The worst part? If this debacle had stayed private, Benn’s ego might still have been bruised, but at least not nationally. There’s no shame in rejection, but public rejection? That’s emotional death by a thousand retweets. He’ll survive, but the internet never forgets.
The reactions, of course, came fast and fierce. Influencers and online commentators took sides like it was a boxing match. One camp condemned the slap as “disgraceful,” calling Emmanuella a “red flag” and applauding Benn’s friends for their “bro code” response.
Another camp argued that she was right to defend her boundaries; after all, she said no multiple times, and he still showed up with a ring and an audience. Then there were the neutrals, just confused about why anyone would propose at someone else’s wedding. (Honestly, who does that?)
And while we’re at it, can we talk about the slap heard round the internet? It was wrong, full stop. Nobody deserves to be hit, no matter the provocation.
But we also can’t ignore the deeper social misfire here: men performing love as spectacle, and women being expected to play along for the sake of optics. We’ve created a culture where everything must trend, where even heartbreak has to be cinematic.
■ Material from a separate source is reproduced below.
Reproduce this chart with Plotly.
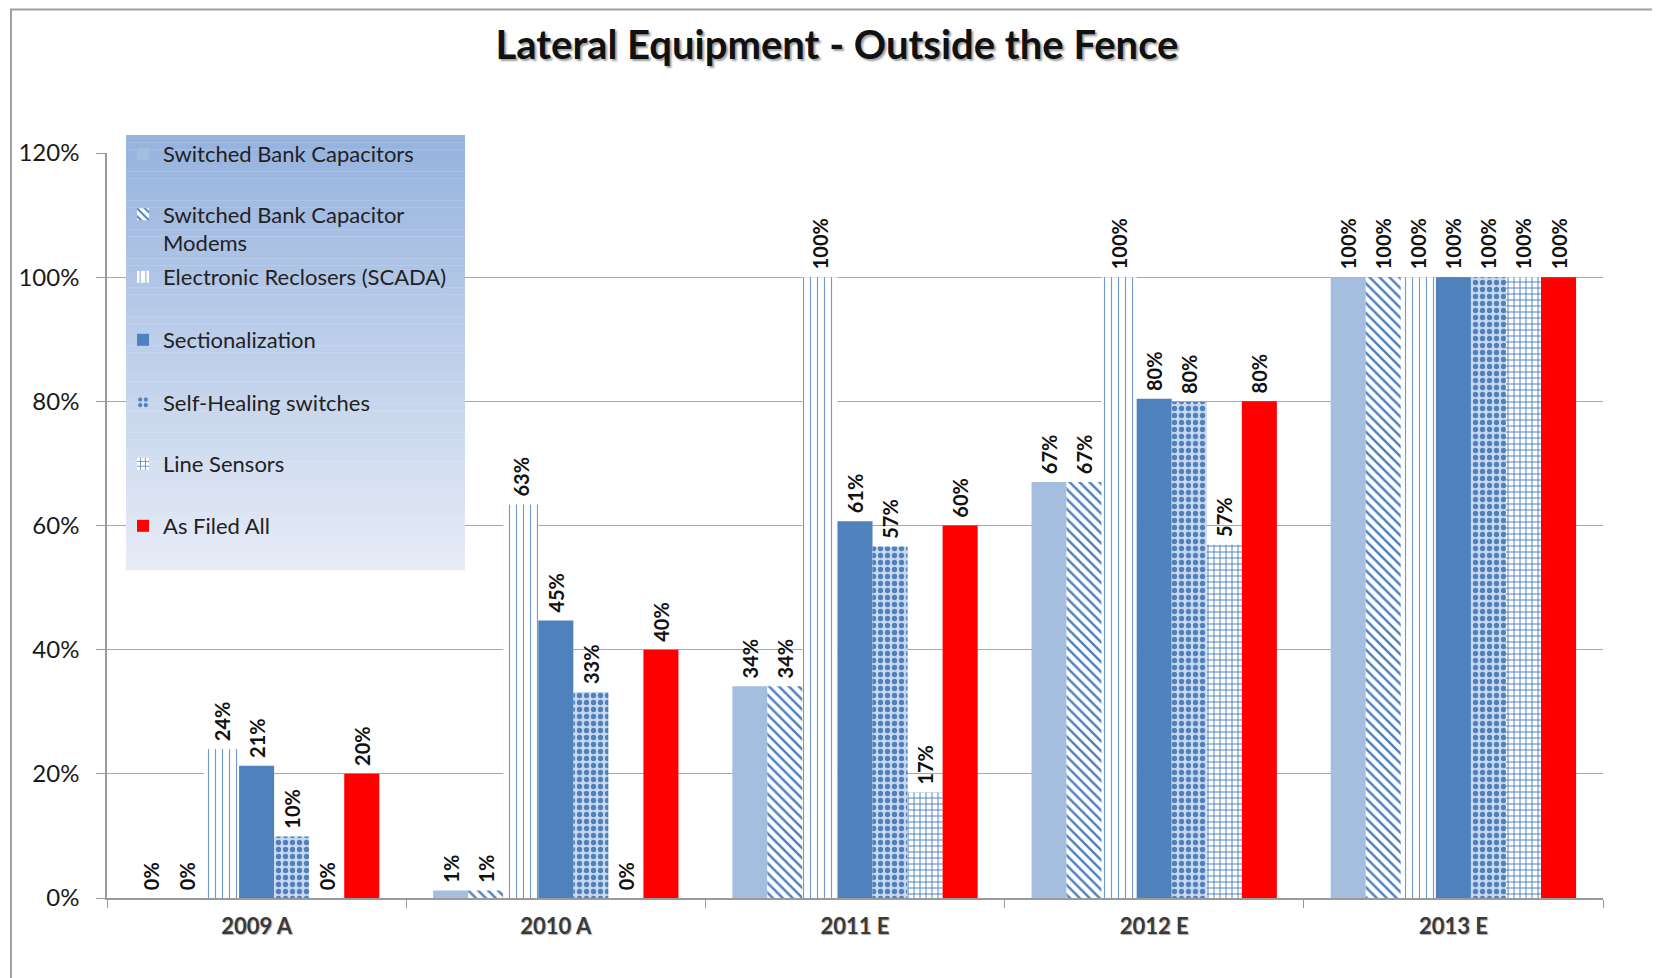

At the end of the day, both Benn and Emmanuella have become unwilling mascots for the hazards of performative romance. He learned that love isn’t content, and she learned that violence, even in frustration, only fuels public judgment.
The lesson? Keep your proposals private. If you’re unsure of the answer, don’t make it a show. Love is not a marketing strategy. And as for Emmanuella, next time, just walk away. No slap needed. Because when love meets social media vanity, someone always ends up humiliated, and the rest of us get front-row seats to the chaos.
The “proposal slap” wasn’t just about one couple. It was a mirror reflecting our generation’s addiction to validation. In the quest for likes and views, we’ve forgotten the quiet power of sincerity. Maybe it’s time we retire the grand public gestures and bring back something rarer, authenticity.